Cory and Kari Eliuk run Banks & Braes B & B in Rosebud, a new-build family home fashioned in the style of an old country manor, with Scottish touches (fabrics, high-end finishes) throughout and impressive woods, artwork and luxurious furnishings all around; the meandering Rosebud River and the Badlands at its doorstep. It's only 25 kilometres to Drumheller from here--and an hour drive to Calgary. The Eliuks open their themed rooms to guests year-round, drawing mostly from the theatre crowd that descends by the hundreds for musicals and plays at the well-known Rosebud Theatre.

"Visitors tend to go west, to Banff and the mountains. If they drive east to Drumheller, they check that off the list and say they've done Alberta," said Cory, whose passion for his home and the entire hamlet is evident as he chats with theatre-goers near show time, offering tours of the four developed and another five work-in-progress bedrooms, and explaining his vision for the elegant, yet cozy guest house. He's just as enthusiastic about presenting the waffles, homemade jams and spreads served up to guests at the morning meal.

"We settled here because we saw the like-minded efforts in the community to keep it growing; expanding the arts focus and ways to draw more visitors to this beautiful place," said Cory.

It's the same way at Rosebud Country Inn, a big, bright and cheery B & B offering an afternoon slice of homemade pie at the cozy Pie Shoppe. We took a quiet moment on a Saturday afternoon visit to enjoy a cup of coffee and pecan pie; the strawberry-rhubarb looked just as tempting.

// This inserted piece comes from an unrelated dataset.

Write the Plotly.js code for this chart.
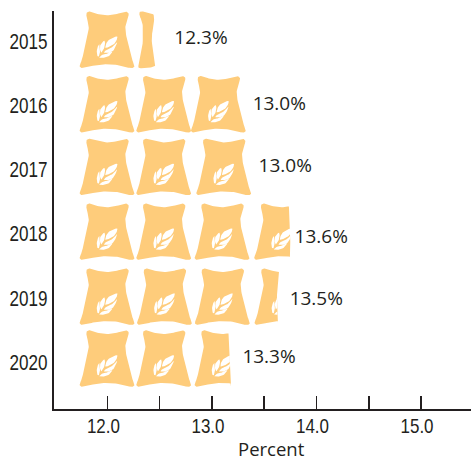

Rosebud displays its charms to the fullest during theatre season, when a musical or heart-warming play takes over the opera house, steps from the Mercantile and delicious buffet dinner that comes with every show ticket. It's the theatre students that are servers, ticket takers and entertainers here; enthusiastic artists-in-training who are in residence at the Rosebud School of the Arts. Each season of family-friendly shows includes professional productions and student performances, running in all but a couple of winter's coldest months.

While summers in Rosebud include lively outdoor musical entertainment, autumn is enticing too--just in a quieter way. Falling leaves dot the main street and while some venues are shut for the season, visitors can still do a self-guided walking tour of Rosebud's history--arts and sports and the railway, first hotel, butcher shop, post office and community hall.

At the opera house stage this fall, a great family show, The Lion, The Witch and The Wardrobe runs through Dec 23. Almost, Maine; a student-led showcase of nine-short stories set at Christmas is also on the roster. See for details.

A holiday-time visit with family and friends sounds like a perfectly wonderful way to celebrate the season, doesn't it? And enjoying a show that includes a lovely meal and perhaps, a stay at a cozy, local B & B...what could be better?

Did you know?

Rosebud sits in a sheltered valley in an area that was called Akokiniskway by the Blackfoot people, which translates roughly to "by the river of many roses".